What To Make With Extra Egg Whites?
Because this recipe calls for more egg yolks than the whites, you are sure to have some leftover whites you don’t know what to do with. Here are a few recipes that utilize those egg whites so nothing goes to waste!
Italian Amaretti Cookies – these almond flour and meringue based cookies are a delightful little Italian treat, which pairs perfectly with a shot of espresso.
Financiers – These French cakes go well with afternoon tea, and they use similar ingredients to the Amaretti mentioned above!
Cocktail Foam – Did you know that the foam in cocktails like a Summer on Corfu or the Treaty of Paris comes from an added egg white? Today you can sub in chickpea water or even artificial cocktail foamer, but for the original cocktail foam you’ll want an egg white.
Egg White Frittata – for a lower cholesterol version of a regular Italian frittata you can use only egg whites! In my opinion they make this baked egg dish even lighter than normal.
Pavlova – this traditional Australian dessert is essentially a baked meringue topped with fresh fruit and sometimes jam. The mini version makes a great party dessert to really impress your guests.
Cured Egg Yolks
- 6 Egg Yolks
- Salt like…a bunch
- Pour the salt into a sealable container so it covers the bottom by about half an inch (little more than a centimeter)
- Use the egg shell to make indentations into the salt bed without going to the bottom of the container.
- Separate the yolk from the white and place the yolk into the indentation being very careful not to break the yolk. If it breaks this will not work.
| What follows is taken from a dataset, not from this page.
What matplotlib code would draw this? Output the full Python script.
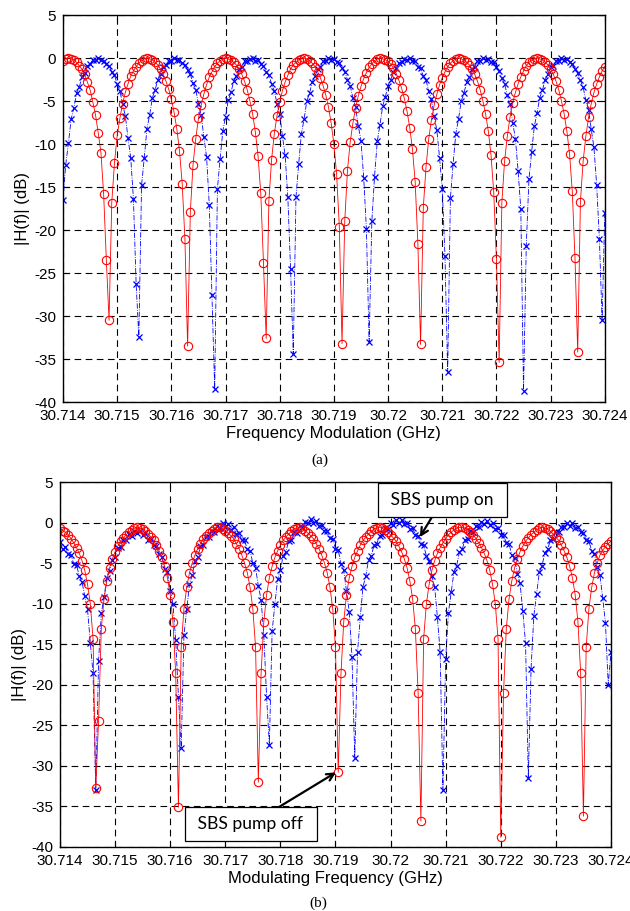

- Cover the yolks with more salt, cover the container, and place in the fridge for one month
- After a month take the half cured yolks out of the salt crust. Brush off any large chunks of salt and place each yolk into a paper towel. Fold the paper into a sachet and hang in your fridge for another month.
- After 1 month hanging in the fridge your cured egg yolks will be ready to use. Just grate them over any dishes you want to give a kick to. I suggest using a microplane, but a standard cheese grater will work as well.